Cellular signals for pain fine tune neurons' sensitivity to opiods

The researchers determined the mechanism by which cellular signals for pain fine-tunes neurons' sensitivity to opioids, medications that relieve pain. The finding could help researchers better understand pain and addiction.

Pain management drugs represent a large market. Opioids, drugs that bind to opioid receptors on the surface of neurons, are effective against pain, but their use often leads to tolerance and addiction. Researchers have developed and studied more than 10,000 compounds based on morphine, but have yet to create a drug that has similar analgesic effects without causing addiction.

"Understanding how receptor localization changes in response to pain and medication is a different way to address the challenge of developing an non-addictive analgesic drug," said Manojkumar Puthenveedu, assistant professor of biological sciences and a member of the joint Carnegie Mellon and University of Pittsburgh Center for the Neural Basis of Cognition and Carnegie Mellon's BrainHub neuroscience initiative. "If we can control what happens to the receptor after the drug activates it, we might be able to better control how the body responds to opioids."

At the neuronal level, when a person experiences pain, a peptide called substance P activates the neurokinin 1 receptor on the neuron's surface. When a person takes an opioid to relieve pain, the drug activates a different receptor called the mu-opioid receptor. Once the receptors are activated, they begin a cascade of signals that cause or alleviate pain, and then get internalized into the cell. The mu-opioid receptor has long been a target for pain management drugs, but scientists haven't been able to figure out how to target the receptor in a way that alleviates pain but doesn't cause drug tolerance or addiction.

Puthenveedu and his colleagues wondered if perhaps crosstalk between the pain and analgesia signaling pathways might hold clues to this problem. Using a high-resolution fluorescence imaging technique Puthenveedu developed that allows researchers to visualize cell receptors in live cells and in real time, the researchers were able to show how pain signals change the rate at which mu-opioid receptors cycle from the cell membrane into the cell and back. When activated by DAMGO, an opioid that binds to the mu-opioid receptor and mimics endogenous opioids made in the body, only some of the receptors returned to the cell surface. This mechanism, in part, explains why patients quickly build tolerance to opioids; if the receptors aren't at the cell surface, the drugs can't bind to them and enter the cell.

The researchers in Puthenveedu's lab then used substance P to activate the pain-causing neurokinin 1 receptor in neurons that had been washed after DAMGO. By administering substance P, they accelerated the rate at which the mu-opioid receptors recycled back to the cell's surface, indicating that the mechanism could potentially play a role in combating tolerance to opioids.
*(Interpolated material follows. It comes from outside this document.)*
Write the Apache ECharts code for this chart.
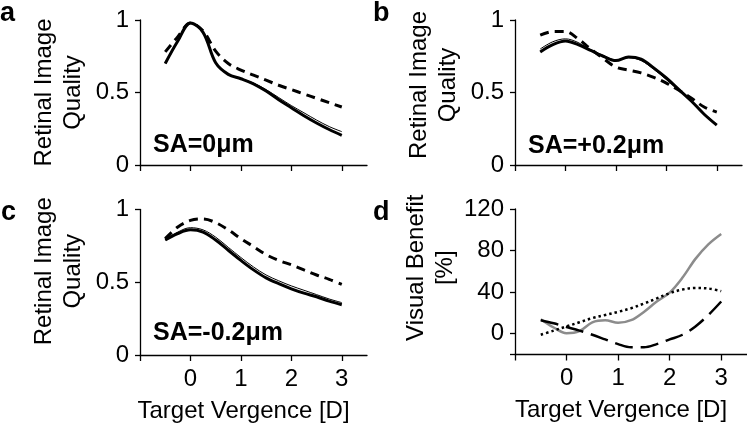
<!DOCTYPE html>
<html>
<head>
<meta charset="utf-8">
<script src="https://cdn.jsdelivr.net/npm/echarts@6/dist/echarts.min.js"></script>
<style>html,body{margin:0;padding:0;background:#fff}#c{width:747px;height:425px}</style>
</head>
<body>
<div id="c"></div>
<script>
// Target vergence [D]
var vergence = [-0.5, -0.25, 0, 0.25, 0.5, 0.75, 1.0, 1.25, 1.5, 1.75, 2.0, 2.25, 2.5, 2.75, 3.0];

// Panel a: SA = 0 µm
var aThick  = [0.70, 0.855, 0.98, 0.915, 0.705, 0.625, 0.595, 0.56, 0.51, 0.45, 0.395, 0.34, 0.29, 0.245, 0.205];
var aThin   = [0.70, 0.855, 0.98, 0.915, 0.705, 0.625, 0.597, 0.565, 0.52, 0.465, 0.41, 0.36, 0.31, 0.265, 0.23];
var aDashed = [0.78, 0.885, 0.98, 0.925, 0.785, 0.70, 0.655, 0.62, 0.585, 0.55, 0.52, 0.49, 0.46, 0.43, 0.40];

// Panel b: SA = +0.2 µm
var bThick  = [0.78, 0.83, 0.855, 0.83, 0.79, 0.75, 0.72, 0.745, 0.73, 0.67, 0.60, 0.52, 0.44, 0.35, 0.275];
var bThin   = [0.80, 0.85, 0.87, 0.845, 0.795, 0.755, 0.725, 0.74, 0.72, 0.66, 0.59, 0.515, 0.44, 0.355, 0.28];
var bDashed = [0.895, 0.92, 0.92, 0.87, 0.80, 0.735, 0.675, 0.655, 0.635, 0.605, 0.565, 0.515, 0.46, 0.40, 0.365];

// Panel c: SA = -0.2 µm
var cThick  = [0.79, 0.835, 0.86, 0.845, 0.79, 0.72, 0.65, 0.585, 0.53, 0.49, 0.455, 0.425, 0.40, 0.37, 0.345];
var cThin   = [0.79, 0.845, 0.875, 0.86, 0.81, 0.74, 0.67, 0.605, 0.55, 0.51, 0.475, 0.445, 0.415, 0.385, 0.36];
var cDashed = [0.80, 0.88, 0.925, 0.935, 0.91, 0.86, 0.80, 0.745, 0.69, 0.65, 0.62, 0.585, 0.55, 0.52, 0.485];

// Panel d: visual benefit [%]
var dGray   = [14, 6, 0.5, 2.5, 11, 13, 10.5, 13, 21, 31, 39.5, 54, 72, 86, 96];
var dDotted = [-1, 3, 7, 11, 15, 18, 21, 24.5, 29, 34, 39, 42.5, 44, 43.5, 41];
var dDashed = [13, 10, 6.5, 3, -1, -5.5, -10, -13, -13, -10, -5.5, -1, 7, 18, 31];

// Axis ticks / labels
var xTicks = [-1, 0, 1, 2, 3];
var xLabels = [0, 1, 2, 3];
var rqTicks = [0, 0.5, 1];
var vbTicks = [-20, 0, 40, 80, 120];
var vbLabels = [0, 40, 80, 120];

var FONT = "'Liberation Sans', Arial, sans-serif";

function pts(arr) { return vergence.map(function (x, i) { return [x, arr[i]]; }); }

var axisLineStyle = { color: '#000', width: 1.3 };

function xAxis(idx, showLabels) {
  return {
    gridIndex: idx, type: 'value', min: -1, max: 3.5, interval: 1,
    axisLine: { show: true, onZero: false, lineStyle: axisLineStyle },
    axisTick: { show: true, length: 6, customValues: xTicks, lineStyle: axisLineStyle },
    axisLabel: { show: showLabels, customValues: xLabels, margin: 12, fontSize: 24, color: '#000', fontFamily: FONT },
    splitLine: { show: false },
    name: showLabels ? 'Target Vergence [D]' : '',
    nameLocation: 'middle', nameGap: 44,
    nameTextStyle: { fontSize: 24, color: '#000', fontFamily: FONT, padding: [0, 20, 0, 0] }
  };
}

function yAxis(idx, min, max, ticks, labels, name, padL) {
  return {
    gridIndex: idx, type: 'value', min: min, max: max,
    axisLine: { show: true, onZero: false, lineStyle: axisLineStyle },
    axisTick: { show: true, length: 5, customValues: ticks, lineStyle: axisLineStyle },
    axisLabel: { show: true, customValues: labels, margin: 11, fontSize: 24, color: '#000', fontFamily: FONT },
    splitLine: { show: false },
    name: name, nameLocation: 'middle', nameRotate: 90, nameGap: 52,
    nameTextStyle: { fontSize: 24, lineHeight: 29, color: '#000', fontFamily: FONT, padding: [0, 0, 0, padL] }
  };
}

function line(idx, arr, color, width, type) {
  return {
    type: 'line', xAxisIndex: idx, yAxisIndex: idx, data: pts(arr),
    smooth: 0.35, symbol: 'none', silent: true,
    lineStyle: { color: color, width: width, type: type }
  };
}

var chart = echarts.init(document.getElementById('c'), null, { renderer: 'canvas' });
chart.setOption({
  animation: false,
  backgroundColor: '#fff',
  grid: [
    { left: 140, top: 20, width: 227, height: 145, containLabel: false, outerBoundsMode: 'none' },
    { left: 515, top: 20, width: 227, height: 145, containLabel: false, outerBoundsMode: 'none' },
    { left: 140, top: 209.5, width: 227, height: 145.5, containLabel: false, outerBoundsMode: 'none' },
    { left: 515, top: 209, width: 232, height: 145.5, containLabel: false, outerBoundsMode: 'none' }
  ],
  xAxis: [xAxis(0, false), xAxis(1, false), xAxis(2, true), xAxis(3, true)],
  yAxis: [
    yAxis(0, 0, 1, rqTicks, rqTicks, 'Retinal Image\nQuality', 0),
    yAxis(1, 0, 1, rqTicks, rqTicks, 'Retinal Image\nQuality', 15),
    yAxis(2, 0, 1, rqTicks, rqTicks, 'Retinal Image\nQuality', 22),
    yAxis(3, -20, 120, vbTicks, vbLabels, 'Visual Benefit\n[%]', 28)
  ],
  series: [
    line(0, aDashed, '#000', 3, [9, 6]),
    line(0, aThick, '#000', 3, 'solid'),
    line(0, aThin, '#000', 1, 'solid'),
    line(1, bDashed, '#000', 3, [9, 6]),
    line(1, bThick, '#000', 3, 'solid'),
    line(1, bThin, '#000', 1, 'solid'),
    line(2, cDashed, '#000', 3, [9, 6]),
    line(2, cThick, '#000', 3, 'solid'),
    line(2, cThin, '#000', 1, 'solid'),
    line(3, dGray, '#8c8c8c', 2.5, 'solid'),
    line(3, dDotted, '#000', 2.5, [2.5, 3]),
    line(3, dDashed, '#000', 2.5, [18, 8])
  ],
  graphic: [
    { type: 'text', left: 0, top: 0, style: { text: 'a', x: 1, y: 14, fontSize: 27, fontWeight: 'bold', fontFamily: FONT, fill: '#000', verticalAlign: 'middle' } },
    { type: 'text', style: { text: 'b', x: 373, y: 14, fontSize: 27, fontWeight: 'bold', fontFamily: FONT, fill: '#000', verticalAlign: 'middle' } },
    { type: 'text', style: { text: 'c', x: 1, y: 213, fontSize: 27, fontWeight: 'bold', fontFamily: FONT, fill: '#000', verticalAlign: 'middle' } },
    { type: 'text', style: { text: 'd', x: 373, y: 213, fontSize: 27, fontWeight: 'bold', fontFamily: FONT, fill: '#000', verticalAlign: 'middle' } },
    { type: 'text', style: { text: 'SA=0μm', x: 153, y: 145, fontSize: 25, fontWeight: 'bold', fontFamily: FONT, fill: '#000', verticalAlign: 'middle' } },
    { type: 'text', style: { text: 'SA=+0.2μm', x: 528, y: 146, fontSize: 25, fontWeight: 'bold', fontFamily: FONT, fill: '#000', verticalAlign: 'middle' } },
    { type: 'text', style: { text: 'SA=-0.2μm', x: 153, y: 333, fontSize: 25, fontWeight: 'bold', fontFamily: FONT, fill: '#000', verticalAlign: 'middle' } }
  ]
});
</script>
</body>
</html>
They found similar results when they substituted fentanyl, a powerful opioid analgesic, for DAMGO. However, when they substituted morphine, pain did not increase receptor recycling. Puthenveedu says that this could help to explain to why endogenous opioids, fentanyl­­ and morphine cause different responses in our body. In fact, when tolerance to these opioids was measured in a mouse model, substance P significantly reduced the development of tolerance to fentanyl, but not morphine.